In December 2006, I described my initial impressions of Google Patent Search beta, a free USPTO patent search engine, powered by Google.  As you’ll read, I wasn’t thrilled with this early release.

So, how has Google fared with some time–nearly 17 months–to marinate its patent search engine?

First off, Google hasn’t promoted the service out of beta yet.  I don’t know how Google decides to promote a new tool to production, but I have to think that many thousands of searches have been made with it since beta testing began, and they’ve had plenty of time to work out the kinks.  Beta schmeta…is it good enough to recommend?

Once again, I’ll compare Google Patent Search directly to the USPTO search engine, as Google has not yet added international patents. 

The Google search interface has been improved and provides simple form field searching for patent number, inventor, assignee, classification code (US and international), issue date, and filing date.  Google’s advanced search operators also work, including the “-” for NOT and “OR”.

The USPTO quick search allows search of all these fields plus some two dozen more, and their advanced search interface allows all of these delimiters to be accessed simultaneously, albeit using a complex syntax.  If you’re doing serious patent research, Google’s search interface will simply not provide you with enough search specificity to meet your needs.

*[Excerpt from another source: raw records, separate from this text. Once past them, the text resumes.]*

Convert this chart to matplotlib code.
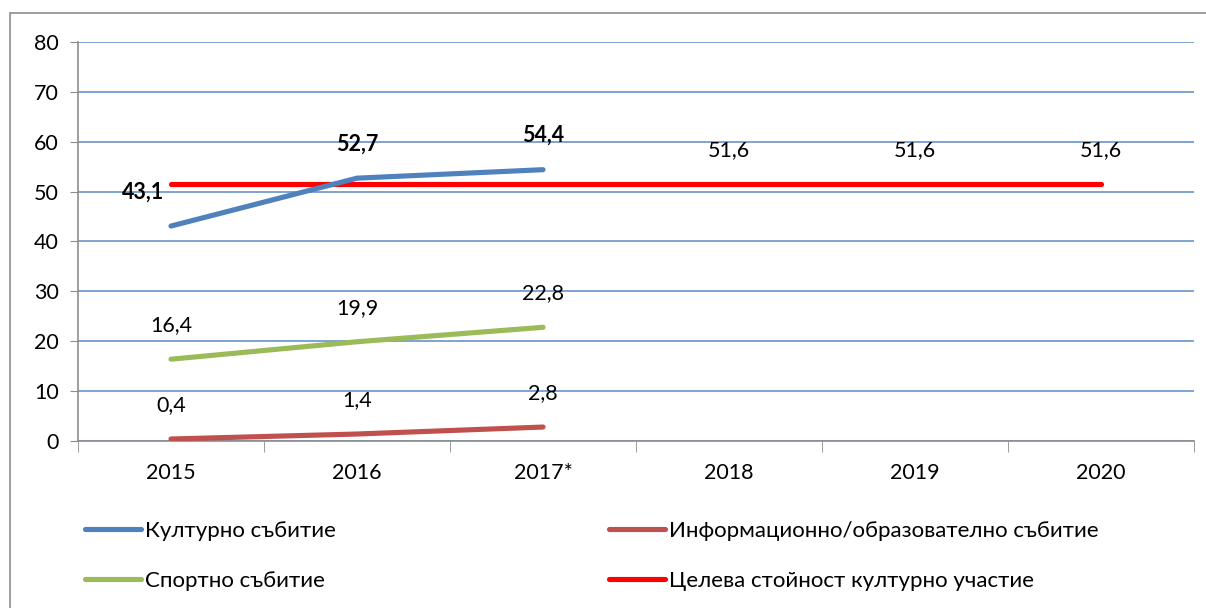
import matplotlib.pyplot as plt
from matplotlib.patches import Rectangle

years = ['2015', '2016', '2017*', '2018', '2019', '2020']
cultural = [43.1, 52.7, 54.4]
info_edu = [0.4, 1.4, 2.8]
sport = [16.4, 19.9, 22.8]
target = [51.6, 51.6, 51.6, 51.6, 51.6, 51.6]

series_names = ['Културно събитие', 'Информационно/образователно събитие',
                'Спортно събитие', 'Целева стойност културно участие']

plt.rcParams['font.family'] = ['Lato', 'DejaVu Sans']

fig = plt.figure(figsize=(12.06, 6.08), dpi=100)
ax = fig.add_axes([78 / 1206, 1 - 441 / 608, 1116 / 1206, 399 / 608])

# outer chart border (top part of the frame)
fig.patches.append(Rectangle((10 / 1206, -0.1), 1.2, 1.1 - 13 / 608,
                             transform=fig.transFigure, fill=False,
                             edgecolor='#8c8c8c', linewidth=1.2))

x_all = list(range(len(years)))
lw = 3.7
l1, = ax.plot(x_all[:3], cultural, color='#4F81BD', lw=lw, solid_capstyle='round', zorder=3)
l2, = ax.plot(x_all[:3], info_edu, color='#C0504D', lw=lw, solid_capstyle='round', zorder=3)
l3, = ax.plot(x_all[:3], sport, color='#9BBB59', lw=lw, solid_capstyle='round', zorder=3)
l4, = ax.plot(x_all, target, color='#FF0000', lw=lw, solid_capstyle='round', zorder=2)

fs = 15.5
for i, v in enumerate(cultural):
    dx = -28 if i == 0 else 0
    ax.annotate(f'{v:.1f}'.replace('.', ','), (i, v), xytext=(dx, 34),
                textcoords='offset pixels', ha='center', va='center',
                fontsize=fs, fontweight='bold')
for vals in (info_edu, sport):
    for i, v in enumerate(vals):
        ax.annotate(f'{v:.1f}'.replace('.', ','), (i, v), xytext=(0, 34),
                    textcoords='offset pixels', ha='center', va='center', fontsize=fs)
for i in range(3, 6):
    ax.annotate(f'{target[i]:.1f}'.replace('.', ','), (i, target[i]), xytext=(0, 34),
                textcoords='offset pixels', ha='center', va='center', fontsize=fs)

ax.set_xlim(-0.5, 5.5)
ax.set_ylim(0, 80)
ax.set_yticks(range(0, 81, 10))
ax.set_xticks(x_all)
ax.set_xticklabels(years)
ax.set_xticks([i + 0.5 for i in range(-1, 6)], minor=True)
ax.tick_params(axis='x', which='major', length=0, labelsize=fs, pad=16)
ax.tick_params(axis='x', which='minor', length=8, color='#8c8c8c', direction='out')
ax.tick_params(axis='y', length=6, color='#8c8c8c', labelsize=fs, pad=8)

ax.grid(axis='y', color='#5B8AC6', linewidth=1.1)
ax.set_axisbelow(True)
for s in ['top', 'right']:
    ax.spines[s].set_visible(False)
ax.spines['left'].set_color('#8c8c8c')
ax.spines['bottom'].set_color('#8c8c8c')
ax.spines['left'].set_linewidth(1.2)
ax.spines['bottom'].set_linewidth(1.2)

# row-wise legend order: matplotlib fills columns first
fig.legend([l1, l3, l2, l4],
           [series_names[0], series_names[2], series_names[1], series_names[3]],
           ncol=2, loc='upper left',
           bbox_to_anchor=(65 / 1206, 1 - 501 / 608), frameon=False,
           fontsize=16, handlelength=2.5, handletextpad=0.2,
           columnspacing=12.3, labelspacing=1.33)

fig.savefig('out.png', dpi=100)
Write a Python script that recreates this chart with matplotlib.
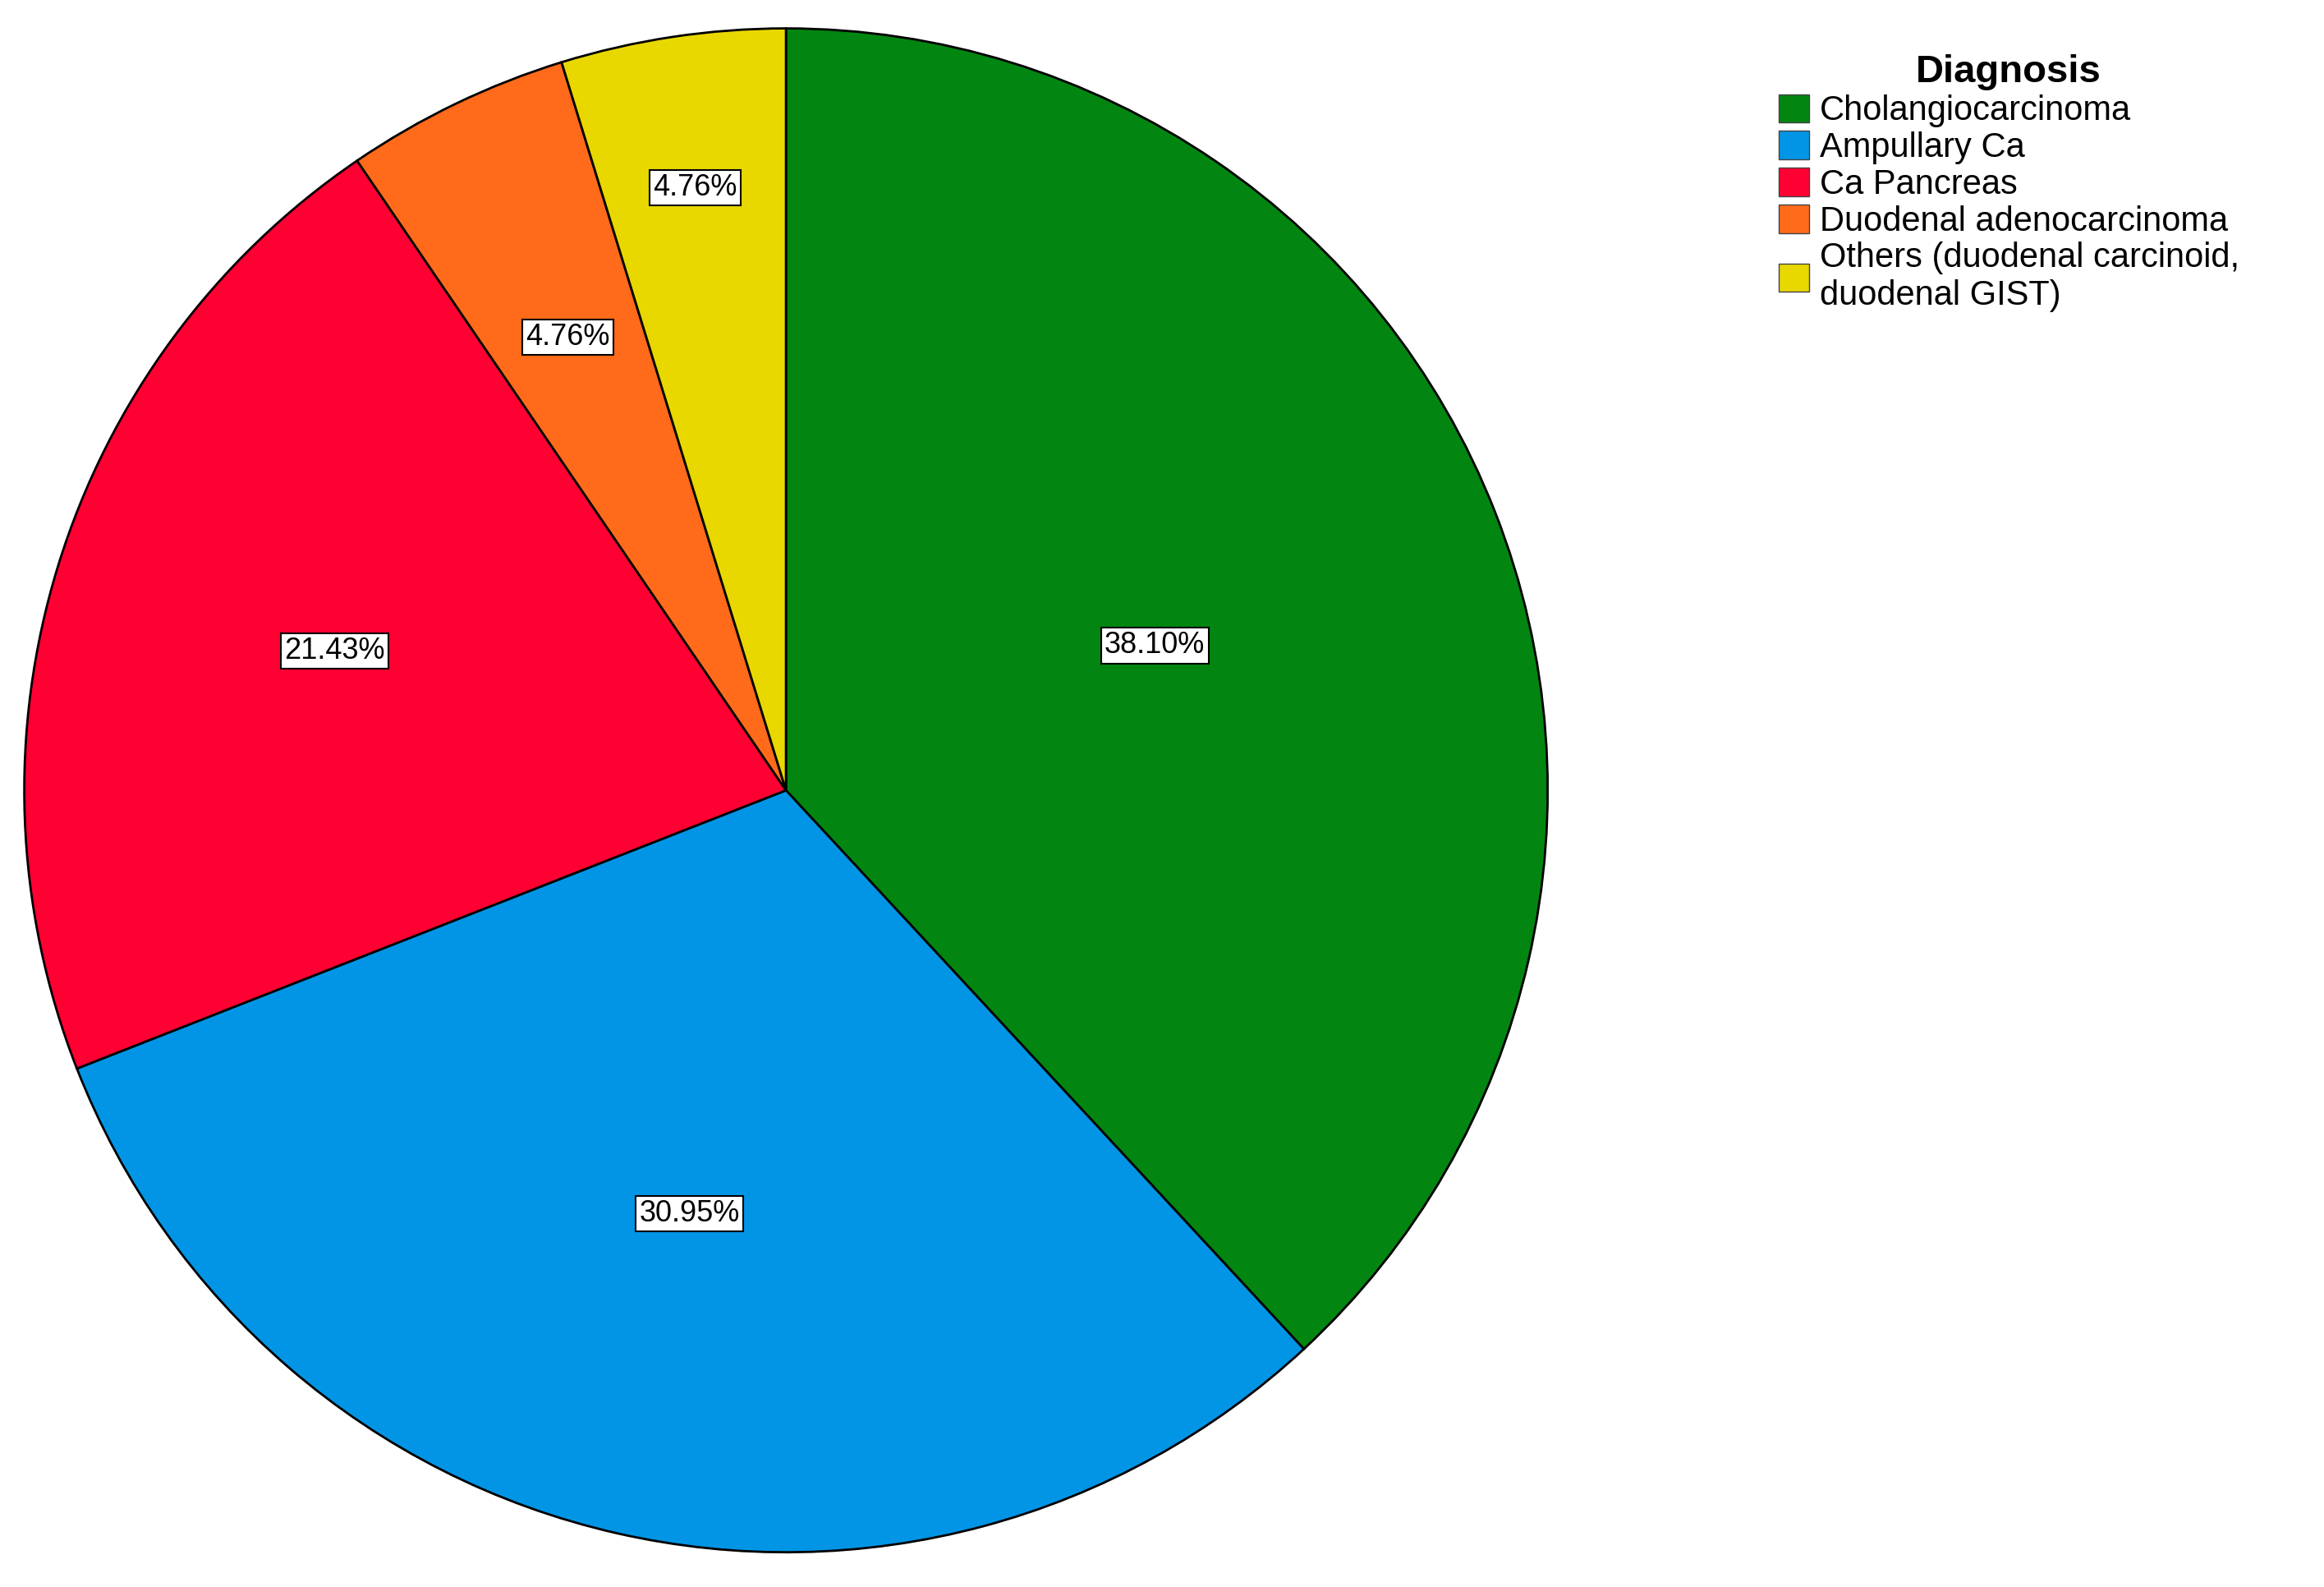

For simple searches, the USPTO quick search and Google Patent advanced search interfaces are similar in user-friendliness and utility.  (The basic Google Patent search has very limited utility.)  So, the key differentiators will be result accuracy and result presentation.

Last time I looked at the Google service, it offered results in a list sorted by relevance-according-to-Google.  In my mind, this made the service virtually useless for industry-based searchers.  Google has since added in a date sorting.  I would have preferred having a patent number sorting option, but date at least makes the search worth doing.

As for relevance, I’m still scratching my head with Google.  It seems to return results in some quasi-random way.  For instance, search the exact phrase (in quotes) “Eli Lilly” the field assignee name, using the entire USPTO issued patent database (quick search) or Google Patent Search (advanced search).  The USPTO returns 3,793 hits dating back to 1971.  Google returns only 527 issued patents dated to 1976, and very strangely, only 461 filings of any status (issued plus applications combined–yes this number is lower than issued patnets alone!), and just 46 patent applications (USPTO returns 94 applications).

Clearly, there is something amiss with Google’s Patent Search.  It really does behave as a beta product, despite its protracted time in use.   It has some potential advantages to the USPTO search in theory, claiming, for example, full-content access to all US issued patents, whereas the USPTO offers full-text access only as far back as 1976.  But it remains fatally flawed for all research purposes except cherry-picking individual patents by number, when you are certain the patent number is correct.